Marilyn is planning on travelling around Australia for 12 months but is worried about her pension.
My husband and I are thinking of renting out our home so we can travel in our caravan for 12 months. Both of us are on the Age Pension. We think we could earn $450 a week in rental income. How would this affect us? We have no investments and only a very small amount of superannuation left.
A. Centrelink uses two ‘tests’ to determine your eligibility for the Age Pension; the assets test assesses all your assets apart from your own home and the income test which assesses all sources of income including rental payments.
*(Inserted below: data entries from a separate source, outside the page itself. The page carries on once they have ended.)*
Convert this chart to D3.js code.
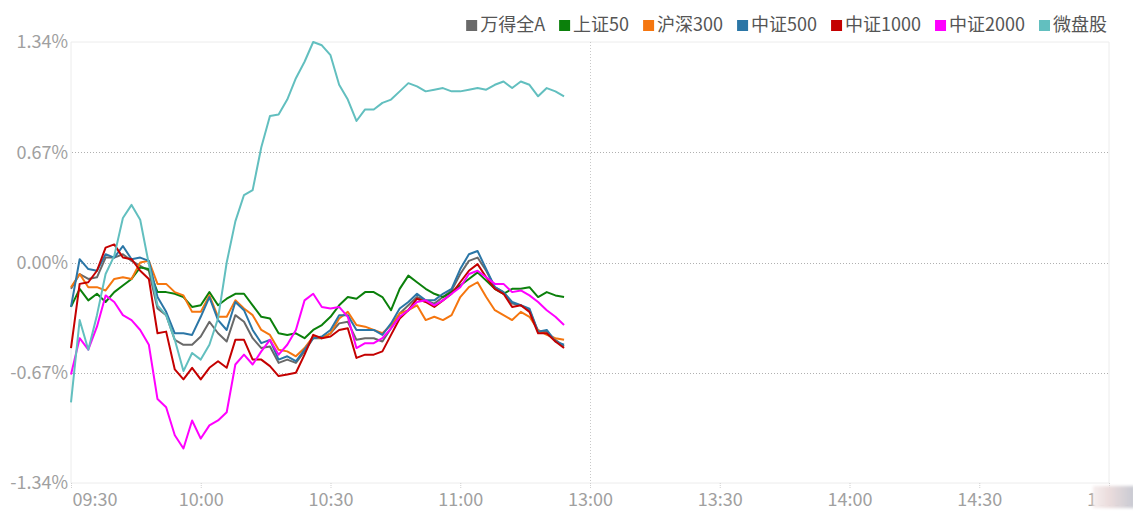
<!DOCTYPE html>
<html><head><meta charset="utf-8">
<script src="https://cdn.jsdelivr.net/npm/d3@7/dist/d3.min.js"></script>
<style>
html,body{margin:0;padding:0;background:#fff;}
svg{display:block;font-family:"Noto Sans CJK SC","Noto Sans",sans-serif;}
</style></head>
<body><svg id="c" width="1133" height="514"></svg>
<script>
const times = ["09:30","09:32","09:34","09:36","09:38","09:40","09:42","09:44","09:46","09:48",
"09:50","09:52","09:54","09:56","09:58","10:00","10:02","10:04","10:06","10:08",
"10:10","10:12","10:14","10:16","10:18","10:20","10:22","10:24","10:26","10:28",
"10:30","10:32","10:34","10:36","10:38","10:40","10:42","10:44","10:46","10:48",
"10:50","10:52","10:54","10:56","10:58","11:00","11:02","11:04","11:06","11:08",
"11:10","11:12","11:14","11:16","11:18","11:20","11:22","11:24"];

const seriesNames = ["万得全A","上证50","沪深300","中证500","中证1000","中证2000","微盘股"];

const wanDeQuanA = [-0.16,-0.07,-0.10,-0.09,0.03,0.03,0.05,0.01,-0.02,-0.05,
-0.28,-0.32,-0.47,-0.50,-0.50,-0.45,-0.36,-0.43,-0.48,-0.32,
-0.36,-0.46,-0.52,-0.51,-0.61,-0.59,-0.61,-0.54,-0.46,-0.46,
-0.43,-0.37,-0.36,-0.47,-0.46,-0.46,-0.48,-0.40,-0.31,-0.26,
-0.21,-0.23,-0.25,-0.21,-0.17,-0.07,0.01,0.03,-0.05,-0.15,
-0.18,-0.25,-0.26,-0.29,-0.42,-0.42,-0.47,-0.51];

const shangZheng50 = [-0.27,-0.16,-0.23,-0.19,-0.24,-0.18,-0.14,-0.10,-0.03,-0.04,
-0.18,-0.18,-0.19,-0.21,-0.27,-0.26,-0.18,-0.26,-0.22,-0.19,
-0.19,-0.26,-0.33,-0.34,-0.43,-0.44,-0.43,-0.46,-0.41,-0.38,
-0.33,-0.26,-0.21,-0.22,-0.18,-0.18,-0.21,-0.29,-0.16,-0.08,
-0.12,-0.16,-0.19,-0.21,-0.18,-0.14,-0.10,-0.06,-0.11,-0.16,
-0.19,-0.16,-0.16,-0.15,-0.21,-0.18,-0.20,-0.21];

const huShen300 = [-0.15,-0.07,-0.15,-0.15,-0.17,-0.10,-0.09,-0.10,0.00,0.01,
-0.13,-0.13,-0.18,-0.20,-0.30,-0.30,-0.20,-0.33,-0.33,-0.23,
-0.28,-0.32,-0.41,-0.44,-0.53,-0.54,-0.57,-0.52,-0.45,-0.46,
-0.43,-0.34,-0.30,-0.38,-0.39,-0.41,-0.43,-0.38,-0.31,-0.29,
-0.26,-0.35,-0.33,-0.35,-0.32,-0.21,-0.15,-0.12,-0.21,-0.29,
-0.32,-0.35,-0.30,-0.33,-0.41,-0.44,-0.46,-0.47];

const zhongZheng500 = [-0.27,0.02,-0.04,-0.05,0.05,0.03,0.10,0.02,0.03,0.01,
-0.21,-0.30,-0.43,-0.43,-0.44,-0.33,-0.21,-0.35,-0.41,-0.24,
-0.29,-0.41,-0.49,-0.47,-0.59,-0.57,-0.60,-0.53,-0.46,-0.45,
-0.41,-0.32,-0.32,-0.41,-0.41,-0.41,-0.44,-0.37,-0.28,-0.24,
-0.19,-0.23,-0.23,-0.19,-0.16,-0.04,0.05,0.07,-0.04,-0.15,
-0.18,-0.24,-0.26,-0.28,-0.42,-0.41,-0.48,-0.50];

const zhongZheng1000 = [-0.52,-0.13,-0.12,-0.05,0.09,0.11,0.03,0.02,-0.05,-0.10,
-0.43,-0.42,-0.65,-0.71,-0.64,-0.71,-0.64,-0.60,-0.64,-0.47,
-0.47,-0.59,-0.59,-0.63,-0.69,-0.68,-0.67,-0.56,-0.44,-0.46,
-0.45,-0.41,-0.40,-0.58,-0.56,-0.56,-0.54,-0.44,-0.34,-0.29,
-0.22,-0.24,-0.27,-0.23,-0.19,-0.12,-0.05,-0.01,-0.09,-0.16,
-0.19,-0.27,-0.26,-0.30,-0.43,-0.43,-0.48,-0.52];

const zhongZheng2000 = [-0.68,-0.46,-0.53,-0.39,-0.20,-0.24,-0.32,-0.35,-0.41,-0.50,
-0.83,-0.88,-1.05,-1.13,-0.96,-1.07,-0.99,-0.96,-0.91,-0.62,
-0.56,-0.62,-0.54,-0.47,-0.56,-0.50,-0.41,-0.23,-0.19,-0.27,
-0.28,-0.27,-0.33,-0.52,-0.49,-0.49,-0.46,-0.40,-0.33,-0.29,
-0.24,-0.23,-0.26,-0.23,-0.19,-0.15,-0.07,-0.05,-0.09,-0.13,
-0.13,-0.18,-0.17,-0.20,-0.24,-0.29,-0.33,-0.38];

const weiPanGu = [-0.85,-0.35,-0.53,-0.32,-0.07,0.04,0.27,0.35,0.26,-0.01,
-0.26,-0.32,-0.47,-0.66,-0.55,-0.59,-0.50,-0.34,0.00,0.25,
0.41,0.44,0.70,0.89,0.90,0.99,1.12,1.22,1.34,1.32,
1.26,1.08,0.99,0.86,0.93,0.93,0.97,0.99,1.04,1.09,
1.07,1.04,1.05,1.06,1.04,1.04,1.05,1.06,1.05,1.08,
1.10,1.06,1.10,1.08,1.01,1.06,1.04,1.01];

const seriesColors = ["#696969","#0b800b","#f5760f","#2b76a6","#c40000","#ff00ff","#62bfbf"];

const xTickLabels = ["09:30","10:00","10:30","11:00","13:00","13:30","14:00","14:30","15:00"];
const yTickValues = [1.34,0.67,0.00,-0.67,-1.34];

const allSeries = [wanDeQuanA,shangZheng50,huShen300,zhongZheng500,zhongZheng1000,zhongZheng2000,weiPanGu];

// trading-minute conversion (lunch break removed)
function tradeMin(s){
  const [h,m] = s.split(":").map(Number);
  const t = h*60+m;
  return t < 12*60 ? t - (9*60+30) : t - 13*60 + 120;
}

const svg = d3.select("#c");
const L = 71, R = 1109, T = 42, B = 483;
const x = d3.scaleLinear().domain([0,240]).range([L,R]);
const y = d3.scaleLinear().domain([-1.34,1.34]).range([B,T]);

// frame lines
svg.append("line").attr("x1",L).attr("x2",R).attr("y1",T).attr("y2",T).attr("stroke","#ececec");
svg.append("line").attr("x1",L).attr("x2",R).attr("y1",B).attr("y2",B).attr("stroke","#ececec");
svg.append("line").attr("x1",L).attr("x2",L).attr("y1",T).attr("y2",B).attr("stroke","#ececec");
svg.append("line").attr("x1",R).attr("x2",R).attr("y1",T).attr("y2",B).attr("stroke","#ececec");

// dotted horizontal grid
svg.append("g").selectAll("line").data(yTickValues.filter(v=>Math.abs(v)<1.3)).join("line")
  .attr("x1",L+1).attr("x2",R).attr("y1",d=>Math.round(y(d))+0.5).attr("y2",d=>Math.round(y(d))+0.5)
  .attr("stroke","#b0b0b0").attr("stroke-dasharray","1,2");

// lunch divider (13:00)
svg.append("line").attr("x1",Math.round(x(tradeMin("13:00")))+0.5).attr("x2",Math.round(x(tradeMin("13:00")))+0.5)
  .attr("y1",T).attr("y2",B).attr("stroke","#c8c8c8").attr("stroke-dasharray","1,2");

// y axis
const yAxis = d3.axisLeft(y).tickValues(yTickValues).tickSize(0).tickPadding(3)
  .tickFormat(d=>d.toFixed(2)+"%");
const gy = svg.append("g").attr("transform",`translate(${L},0)`).call(yAxis);
gy.select(".domain").remove();
gy.selectAll("text").attr("fill","#a0a0a0").style("font-size","18px")
  .style("font-family",'"Noto Sans CJK SC","Noto Sans",sans-serif');

// x axis
const xAxis = d3.axisBottom(x).tickValues(xTickLabels.map(tradeMin))
  .tickFormat((d,i)=>xTickLabels[i]).tickSize(6).tickPadding(4);
const gx = svg.append("g").attr("transform",`translate(0,${B})`).call(xAxis);
gx.select(".domain").remove();
gx.selectAll(".tick line").attr("stroke","#cfcfcf").attr("stroke-dasharray","1,1");
gx.selectAll("text").attr("fill","#a0a0a0").style("font-size","18px")
  .style("font-family",'"Noto Sans CJK SC","Noto Sans",sans-serif');
gx.selectAll(".tick").filter((d,i)=>i===0).select("text").attr("text-anchor","start").attr("dx",1);

// blurred corner patch over last label
const defs = svg.append("defs");
const gr = defs.append("linearGradient").attr("id","blurg");
gr.append("stop").attr("offset","0%").attr("stop-color","#f6eeee");
gr.append("stop").attr("offset","40%").attr("stop-color","#eadcdc");
gr.append("stop").attr("offset","100%").attr("stop-color","#c7c9d2");
defs.append("filter").attr("id","bl").append("feGaussianBlur").attr("stdDeviation",1.5);
svg.append("rect").attr("x",1093).attr("y",486).attr("width",42).attr("height",22)
  .attr("fill","url(#blurg)").attr("filter","url(#bl)");

// lines
const line = d3.line().x((d,i)=>x(tradeMin(times[i]))).y(d=>y(d));
svg.append("g").selectAll("path").data(allSeries).join("path")
  .attr("d",d=>line(d)).attr("fill","none")
  .attr("stroke",(d,i)=>seriesColors[i]).attr("stroke-width",2)
  .attr("stroke-linejoin","round");

// legend (right aligned)
const lg = svg.append("g");
const items = lg.selectAll("g").data(seriesNames).join("g");
items.append("rect").attr("width",11).attr("height",11).attr("y",20)
  .attr("fill",(d,i)=>seriesColors[i]);
items.append("text").text(d=>d).attr("x",14).attr("y",31)
  .attr("fill","#555").style("font-size","18px");
let widths = [];
items.each(function(){ widths.push(14 + d3.select(this).select("text").node().getComputedTextLength()); });
const gap = 14;
const total = d3.sum(widths) + gap*(widths.length-1);
let cx = 1107 - total;
items.attr("transform",(d,i)=>{ const t=`translate(${cx},0)`; cx += widths[i]+gap; return t; });
</script>
</body></html>
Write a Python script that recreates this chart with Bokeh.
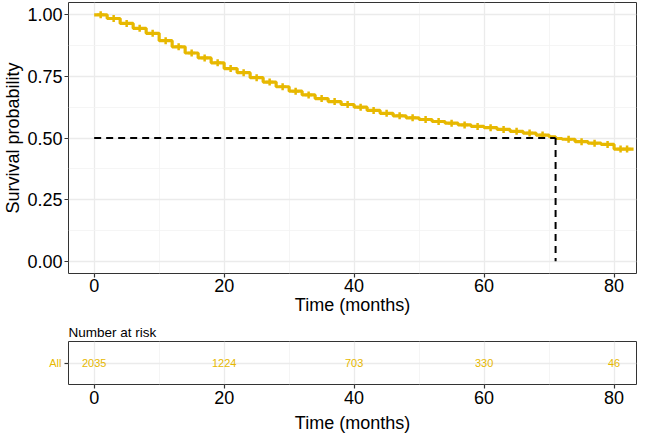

If you are temporarily absent from your principal home, it can still be considered an exempt asset for up to 12 months. Any longer than that, then you will have to have your home included in the assets test. This should be taken into account when you are signing a lease as most contracts run for 12 months.
You can return to your home and live there and resume travelling later and your 12 month period will be reset again if you resume travelling.
We have had a few inquiries as to how long you must return to your home before you can resume travelling and Services Australia has advised that as each person’s circumstances are different the best course of action is to contact a Centrelink financial services information officer for clarification.
If you decide to rent out your home while you’re travelling, you need to let Centrelink know straightaway as the rental income will be assessed under the income test. As long as your combined income remains below $3297.60 per fortnight, you will still be eligible for a part pension, but the amount of your pension payment will most likely be reduced somewhat, once you add in your additional income.